S27-4

Prehistoric Micromammal Consumption on Impoverished Islands

Marian C. Reyes1, Thomas Ingicco2, Philip Piper3, Clara Boulanger4, Alfred Pawlik5

1Archaeology Division, National Museum of the Philippines, Philippines

2Histoire naturelle de l’Homme préhistorique, France

3School of Archaeology and Anthropology, College of Arts and Social Sciences, Australian National University, Australia

4Minpaku National Museum of Ethnology, Department of Modern Society and Civilization, Japan

5Department of Sociology and Anthropology, School of Social Sciences, Ateneo de Manila University, Philippines

Subsistence strategies on islands rely heavily on available marine and terrestrial resources. Food sources from the land’s flora and fauna complement those gathered from shore to the deep sea using hunting, trapping, seafaring skills and technology, and knowledge of the environment.
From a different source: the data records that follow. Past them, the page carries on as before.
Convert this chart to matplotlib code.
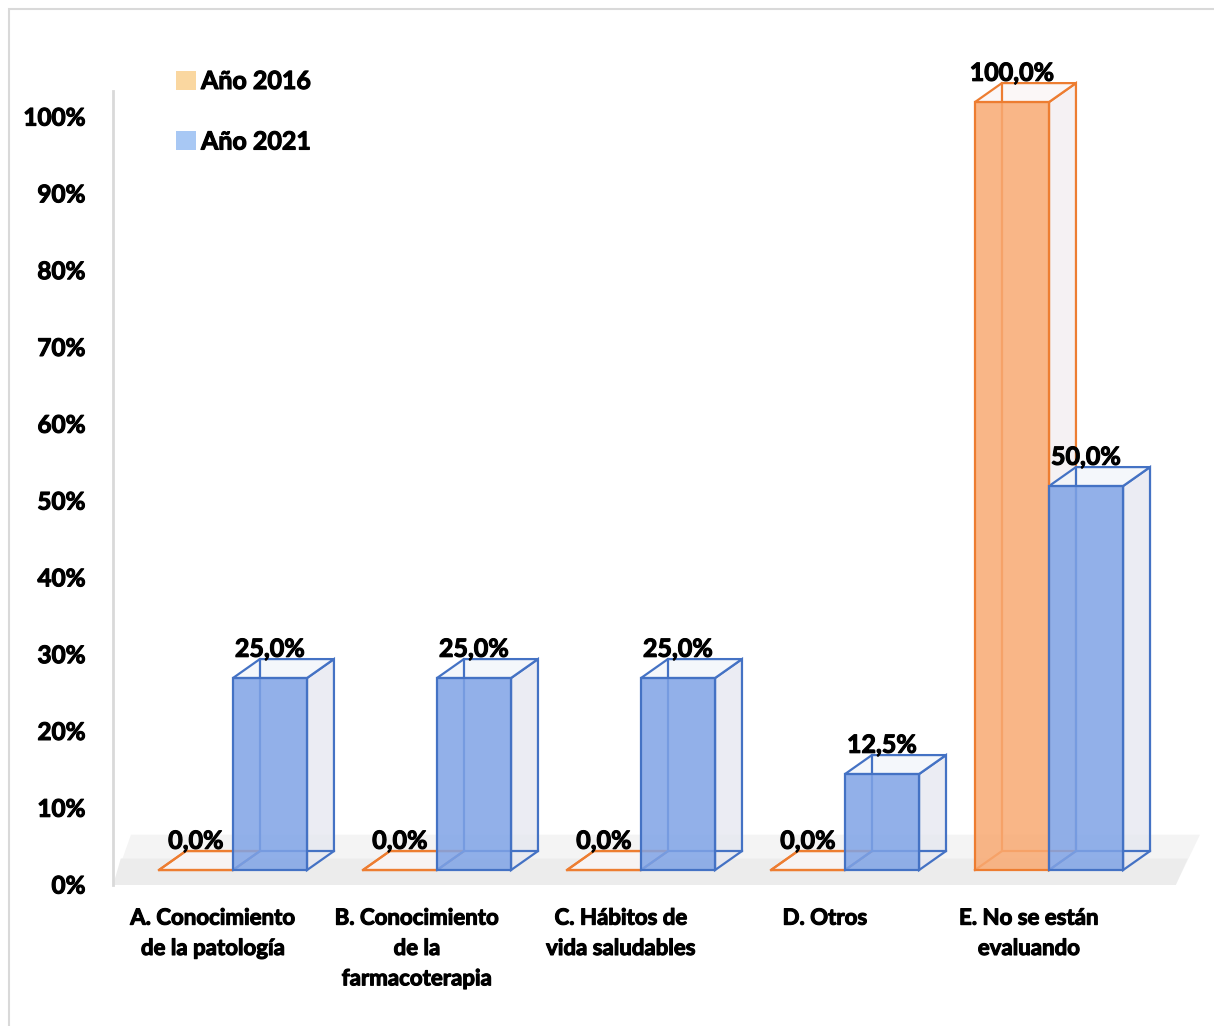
import matplotlib
matplotlib.use("Agg")
import matplotlib.pyplot as plt
import matplotlib.patheffects as pe
from matplotlib.patches import Polygon, Patch, Rectangle
from matplotlib.transforms import ScaledTranslation

plt.rcParams['font.family'] = ['Lato', 'DejaVu Sans']
plt.rcParams['font.weight'] = 'bold'

###
# Data
###

categories = [
    "A. Conocimiento\nde la patología",
    "B. Conocimiento\nde la\nfarmacoterapia",
    "C. Hábitos de\nvida saludables",
    "D. Otros",
    "E. No se están\nevaluando",
]
series_names = ["Año 2016", "Año 2021"]
values_2016 = [0.0, 0.0, 0.0, 0.0, 100.0]
values_2021 = [25.0, 25.0, 25.0, 12.5, 50.0]
y_ticks = [0, 10, 20, 30, 40, 50, 60, 70, 80, 90, 100]

###
# Style
###

W = 0.363              # bar width (data units)
DX, DY = 0.132, 2.47   # fake depth offset
WEIGHT = "bold"
HEAVY = [pe.withStroke(linewidth=0.8, foreground="black")]  # thicken text a little
styles = [
    # front, edge, side, top, legend
    dict(face=(0.973, 0.663, 0.447, 0.85), edge="#ED7D31", side=(0.95, 0.93, 0.94, 0.75),
         top=(0.98, 0.96, 0.96, 0.8), legend="#FAD7A0"),
    dict(face=(0.498, 0.639, 0.902, 0.85), edge="#4472C4", side=(0.90, 0.91, 0.94, 0.8),
         top=(0.95, 0.96, 0.98, 0.8), legend="#A8C8F4"),
]


def bar3d(ax, xc, v, st):
    x0, x1 = xc - W / 2, xc + W / 2
    lw = 1.6
    ax.add_patch(Polygon([(x1, 0), (x1 + DX, DY), (x1 + DX, v + DY), (x1, v)],
                         closed=True, facecolor=st["side"], edgecolor=st["edge"], lw=lw, zorder=2))
    ax.add_patch(Polygon([(x0, v), (x1, v), (x1 + DX, v + DY), (x0 + DX, v + DY)],
                         closed=True, facecolor=st["top"], edgecolor=st["edge"], lw=lw, zorder=2))
    # hidden back edges, seen through the front face
    ax.plot([x0 + DX, x0 + DX, x1 + DX], [v + DY, DY, DY], color=st["edge"], lw=lw, zorder=2)
    ax.plot([x0, x0 + DX], [0, DY], color=st["edge"], lw=lw, zorder=2)
    ax.bar(xc, v, W, bottom=0, color=st["face"], edgecolor=st["edge"], lw=lw, zorder=3)
    ax.text(xc, v + DY + 0.3, f"{v:.1f}%".replace(".", ","), ha="center", va="baseline",
            fontsize=18, fontweight=WEIGHT, zorder=5, path_effects=HEAVY)


###
# Plot
###

fig = plt.figure(figsize=(12.14, 10.26), dpi=100)
ax = fig.add_axes([113 / 1214, 1 - 885.4 / 1026, 1087 / 1214, 829.4 / 1026])
ax.set_xlim(-0.588, 4.74)
ax.set_ylim(-2, 106)

# floor (two layers for a soft fade towards the back)
ax.add_patch(Polygon([(-0.588, -2), (4.62, -2), (4.74, 4.6), (-0.5, 4.6)], closed=True,
                     facecolor="#F4F4F4", edgecolor="none", zorder=1))
ax.add_patch(Polygon([(-0.588, -2), (4.62, -2), (4.68, 1.5), (-0.55, 1.5)], closed=True,
                     facecolor="#ECECEC", edgecolor="none", zorder=1))

x = list(range(len(categories)))
for i in x:
    bar3d(ax, i - W / 2, values_2016[i], styles[0])
    bar3d(ax, i + W / 2, values_2021[i], styles[1])

ax.set_yticks(y_ticks)
ax.set_yticklabels([f"{t}%" for t in y_ticks], fontsize=17.5, fontweight=WEIGHT)
ax.set_xticks(x)
ax.set_xticklabels(categories, fontsize=16, fontweight=WEIGHT, linespacing=1.55)
ax.tick_params(axis="y", length=0, pad=20)
ax.tick_params(axis="x", length=0, pad=16)

for lbl in ax.get_yticklabels():
    lbl.set_transform(lbl.get_transform() + ScaledTranslation(0, -0.14, fig.dpi_scale_trans))
    lbl.set_path_effects(HEAVY)
for lbl in ax.get_xticklabels():
    lbl.set_transform(lbl.get_transform() + ScaledTranslation(-0.20, 0, fig.dpi_scale_trans))
    lbl.set_path_effects(HEAVY)

for side in ["top", "right", "bottom"]:
    ax.spines[side].set_visible(False)
ax.spines["left"].set_color("#D9D9D9")
ax.spines["left"].set_linewidth(2)
ax.spines["left"].set_bounds(-2, 101.5)

handles = [Patch(facecolor=st["legend"], edgecolor="none") for st in styles]
leg = fig.legend(handles, series_names, loc="upper left", bbox_to_anchor=(176 / 1214, 1 - 70 / 1026),
                 frameon=False, prop={"weight": WEIGHT, "size": 18}, borderpad=0,
                 borderaxespad=0, handlelength=0.8, handleheight=0.8, handletextpad=0.2, labelspacing=1.5)
for t in leg.get_texts():
    t.set_path_effects(HEAVY)

# outer chart border
fig.patches.append(Rectangle((9 / 1214, -0.05), 1.2, 1.05 - 9 / 1026, transform=fig.transFigure,
                             fill=False, edgecolor="#D9D9D9", lw=1.5))

fig.savefig("out.png", dpi=100)
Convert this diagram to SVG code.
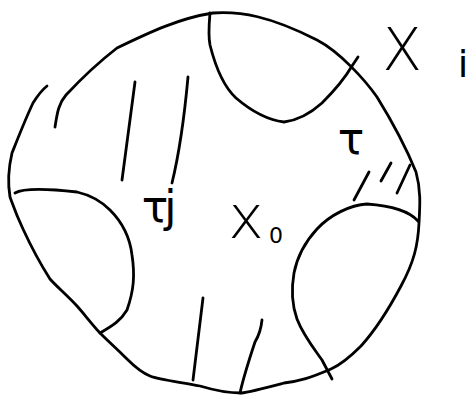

On impoverished islands where large game may not always be accessible, smaller fauna may potentially be exploited as viable sources of protein. Archaeological excavations of the prehistoric shell midden sites in Ilin Island, Mindoro, Philippines, produced a multitude of materials revealing subsistence strategies adapted to the changing landscape and seascape during the Terminal Pleistocene to Holocene. Among the faunal remains recovered was a relatively rich and highly endemic assemblage of micromammal remains of rodents, bats and shrews. The island-endemic and now-extinct arboreal giant rat, Crateromys paulus, was noted in abundance within the archaeological record. This paper will present findings from Bubog I rockshelter of the  dense murid accumulations and their dominance across cultural layers. The presence of burning and cutmarks suggest that some of these micromammals were consumed by island settlers.